Copy out the whole listing exactly as written, leaving the pictures behind.
Begin DATASET EXTRACT
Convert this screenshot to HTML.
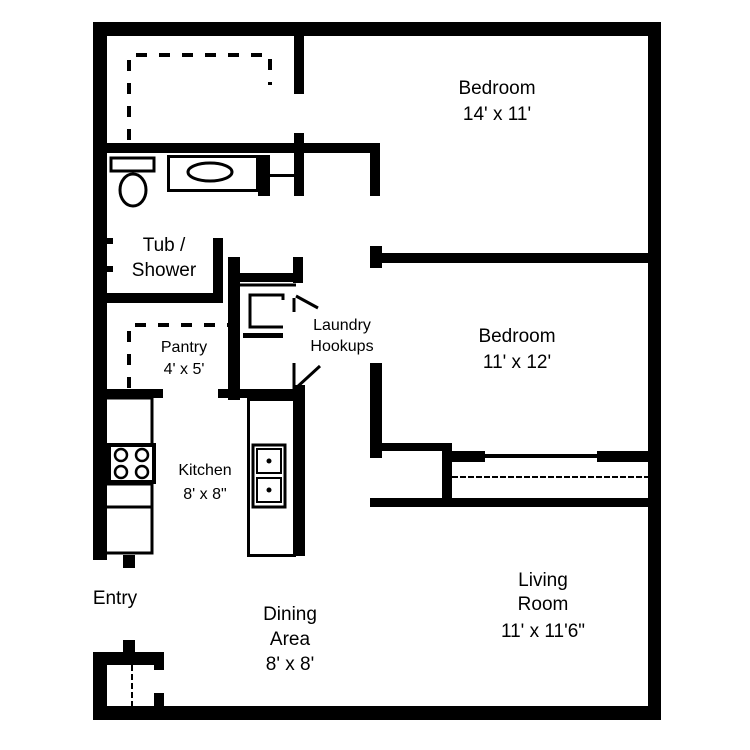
<!DOCTYPE html>
<html><head><meta charset="utf-8"><style>
html,body{margin:0;padding:0;background:#fff}
svg{display:block}
text{font-family:"Liberation Sans",sans-serif;fill:#000;text-anchor:middle}
</style></head><body>
<svg width="750" height="750" viewBox="0 0 750 750" xmlns="http://www.w3.org/2000/svg">
<g fill="#000">
<rect x="93" y="22" width="568" height="14"/>
<rect x="93" y="22" width="14" height="538"/>
<rect x="123" y="555" width="12" height="13"/>
<rect x="648" y="22" width="13" height="698"/>
<rect x="93" y="706" width="568" height="14"/>
<rect x="93" y="652" width="14" height="68"/>
<rect x="93" y="652" width="70" height="13"/>
<rect x="123" y="640" width="12" height="14"/>
<rect x="154" y="652" width="10" height="18"/>
<rect x="154" y="693" width="10" height="15"/>
<rect x="294" y="35" width="10" height="59"/>
<rect x="294" y="133" width="10" height="63"/>
<rect x="107" y="143" width="273" height="10"/>
<rect x="370" y="143" width="10" height="53"/>
<rect x="258" y="155" width="12" height="41"/>
<rect x="270" y="174" width="24" height="3"/>
<rect x="107" y="238" width="6" height="6"/>
<rect x="107" y="266" width="6" height="6"/>
<rect x="213" y="238" width="10" height="62"/>
<rect x="107" y="293" width="116" height="10"/>
<rect x="228" y="257" width="12" height="143"/>
<rect x="233" y="273" width="70" height="9"/>
<rect x="293" y="257" width="10" height="26"/>
<rect x="243" y="333" width="40" height="5"/>
<rect x="107" y="389" width="56" height="9"/>
<rect x="218" y="389" width="87" height="9"/>
<rect x="295" y="385" width="10" height="171"/>
<rect x="370" y="246" width="12" height="22"/>
<rect x="382" y="253" width="268" height="10"/>
<rect x="370" y="363" width="12" height="95"/>
<rect x="380" y="443" width="70" height="8"/>
<rect x="442" y="443" width="10" height="57"/>
<rect x="370" y="498" width="280" height="9"/>
<rect x="452" y="451" width="33" height="11"/>
<rect x="597" y="451" width="53" height="11"/>
<rect x="485" y="454" width="112" height="4"/>
</g>
<g fill="none" stroke="#000">
<path d="M129 140V55H270V85" stroke-width="4" stroke-dasharray="11 12"/>
<rect x="168.5" y="156.5" width="89" height="34" stroke-width="3"/>
<ellipse cx="210" cy="172" rx="22" ry="9" stroke-width="3"/>
<rect x="111" y="158" width="43" height="13" stroke-width="3"/>
<ellipse cx="133" cy="190" rx="13" ry="16" stroke-width="3"/>
<path d="M129 388V325H228" stroke-width="4" stroke-dasharray="11 12"/>
<path d="M283 300V295H250V327H283" stroke-width="3"/>
<path d="M240 285H296" stroke-width="3"/>
<path d="M294 298V312M296 296L318 308M294 363V390M296 388L320 366" stroke-width="3"/>
<path d="M107 398H152V553H107M107 484H152M107 507H152" stroke-width="3"/>
<rect x="109" y="445" width="45" height="37" stroke-width="4" fill="#fff"/>
<g stroke-width="2.5"><circle cx="121" cy="455" r="6"/><circle cx="142" cy="455" r="6"/><circle cx="121" cy="472" r="6"/><circle cx="142" cy="472" r="6"/></g>
<rect x="248.5" y="399.5" width="46" height="156" stroke-width="3"/>
<rect x="253" y="445" width="32" height="62" stroke-width="3"/>
<rect x="257" y="449" width="24" height="24" stroke-width="2"/>
<rect x="257" y="478" width="24" height="24" stroke-width="2"/>
<path d="M452 477H648" stroke-width="2" stroke-dasharray="6 2"/>
<path d="M132 665V706" stroke-width="2" stroke-dasharray="6 3"/>
</g>
<circle cx="269" cy="461" r="2.5"/><circle cx="269" cy="490" r="2.5"/>
<g font-size="19">
<text x="497" y="94">Bedroom</text><text x="497" y="120">14' x 11'</text>
<text x="517" y="342">Bedroom</text><text x="517" y="368">11' x 12'</text>
<text x="543" y="586">Living</text><text x="543" y="610">Room</text><text x="543" y="637">11' x 11'6"</text>
<text x="290" y="620">Dining</text><text x="290" y="645">Area</text><text x="290" y="670">8' x 8'</text>
<text x="164" y="251">Tub /</text><text x="164" y="276">Shower</text>
<text x="115" y="604">Entry</text>
</g>
<g font-size="16">
<text x="342" y="330">Laundry</text><text x="342" y="351">Hookups</text>
<text x="184" y="352">Pantry</text><text x="184" y="374">4' x 5'</text>
<text x="205" y="475">Kitchen</text><text x="205" y="499">8' x 8"</text>
</g>
</svg>
</body></html>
End DATASET EXTRACT
**TASK RESPONSE:**
Convert this screenshot to HTML.
<!DOCTYPE html>
<html><head><meta charset="utf-8"><style>
html,body{margin:0;padding:0;background:#fff}
svg{display:block}
text{font-family:"Liberation Sans",sans-serif;fill:#000;text-anchor:middle}
</style></head><body>
<svg width="750" height="750" viewBox="0 0 750 750" xmlns="http://www.w3.org/2000/svg">
<g fill="#000">
<rect x="93" y="22" width="568" height="14"/>
<rect x="93" y="22" width="14" height="538"/>
<rect x="123" y="555" width="12" height="13"/>
<rect x="648" y="22" width="13" height="698"/>
<rect x="93" y="706" width="568" height="14"/>
<rect x="93" y="652" width="14" height="68"/>
<rect x="93" y="652" width="70" height="13"/>
<rect x="123" y="640" width="12" height="14"/>
<rect x="154" y="652" width="10" height="18"/>
<rect x="154" y="693" width="10" height="15"/>
<rect x="294" y="35" width="10" height="59"/>
<rect x="294" y="133" width="10" height="63"/>
<rect x="107" y="143" width="273" height="10"/>
<rect x="370" y="143" width="10" height="53"/>
<rect x="258" y="155" width="12" height="41"/>
<rect x="270" y="174" width="24" height="3"/>
<rect x="107" y="238" width="6" height="6"/>
<rect x="107" y="266" width="6" height="6"/>
<rect x="213" y="238" width="10" height="62"/>
<rect x="107" y="293" width="116" height="10"/>
<rect x="228" y="257" width="12" height="143"/>
<rect x="233" y="273" width="70" height="9"/>
<rect x="293" y="257" width="10" height="26"/>
<rect x="243" y="333" width="40" height="5"/>
<rect x="107" y="389" width="56" height="9"/>
<rect x="218" y="389" width="87" height="9"/>
<rect x="295" y="385" width="10" height="171"/>
<rect x="370" y="246" width="12" height="22"/>
<rect x="382" y="253" width="268" height="10"/>
<rect x="370" y="363" width="12" height="95"/>
<rect x="380" y="443" width="70" height="8"/>
<rect x="442" y="443" width="10" height="57"/>
<rect x="370" y="498" width="280" height="9"/>
<rect x="452" y="451" width="33" height="11"/>
<rect x="597" y="451" width="53" height="11"/>
<rect x="485" y="454" width="112" height="4"/>
</g>
<g fill="none" stroke="#000">
<path d="M129 140V55H270V85" stroke-width="4" stroke-dasharray="11 12"/>
<rect x="168.5" y="156.5" width="89" height="34" stroke-width="3"/>
<ellipse cx="210" cy="172" rx="22" ry="9" stroke-width="3"/>
<rect x="111" y="158" width="43" height="13" stroke-width="3"/>
<ellipse cx="133" cy="190" rx="13" ry="16" stroke-width="3"/>
<path d="M129 388V325H228" stroke-width="4" stroke-dasharray="11 12"/>
<path d="M283 300V295H250V327H283" stroke-width="3"/>
<path d="M240 285H296" stroke-width="3"/>
<path d="M294 298V312M296 296L318 308M294 363V390M296 388L320 366" stroke-width="3"/>
<path d="M107 398H152V553H107M107 484H152M107 507H152" stroke-width="3"/>
<rect x="109" y="445" width="45" height="37" stroke-width="4" fill="#fff"/>
<g stroke-width="2.5"><circle cx="121" cy="455" r="6"/><circle cx="142" cy="455" r="6"/><circle cx="121" cy="472" r="6"/><circle cx="142" cy="472" r="6"/></g>
<rect x="248.5" y="399.5" width="46" height="156" stroke-width="3"/>
<rect x="253" y="445" width="32" height="62" stroke-width="3"/>
<rect x="257" y="449" width="24" height="24" stroke-width="2"/>
<rect x="257" y="478" width="24" height="24" stroke-width="2"/>
<path d="M452 477H648" stroke-width="2" stroke-dasharray="6 2"/>
<path d="M132 665V706" stroke-width="2" stroke-dasharray="6 3"/>
</g>
<circle cx="269" cy="461" r="2.5"/><circle cx="269" cy="490" r="2.5"/>
<g font-size="19">
<text x="497" y="94">Bedroom</text><text x="497" y="120">14' x 11'</text>
<text x="517" y="342">Bedroom</text><text x="517" y="368">11' x 12'</text>
<text x="543" y="586">Living</text><text x="543" y="610">Room</text><text x="543" y="637">11' x 11'6"</text>
<text x="290" y="620">Dining</text><text x="290" y="645">Area</text><text x="290" y="670">8' x 8'</text>
<text x="164" y="251">Tub /</text><text x="164" y="276">Shower</text>
<text x="115" y="604">Entry</text>
</g>
<g font-size="16">
<text x="342" y="330">Laundry</text><text x="342" y="351">Hookups</text>
<text x="184" y="352">Pantry</text><text x="184" y="374">4' x 5'</text>
<text x="205" y="475">Kitchen</text><text x="205" y="499">8' x 8"</text>
</g>
</svg>
</body></html>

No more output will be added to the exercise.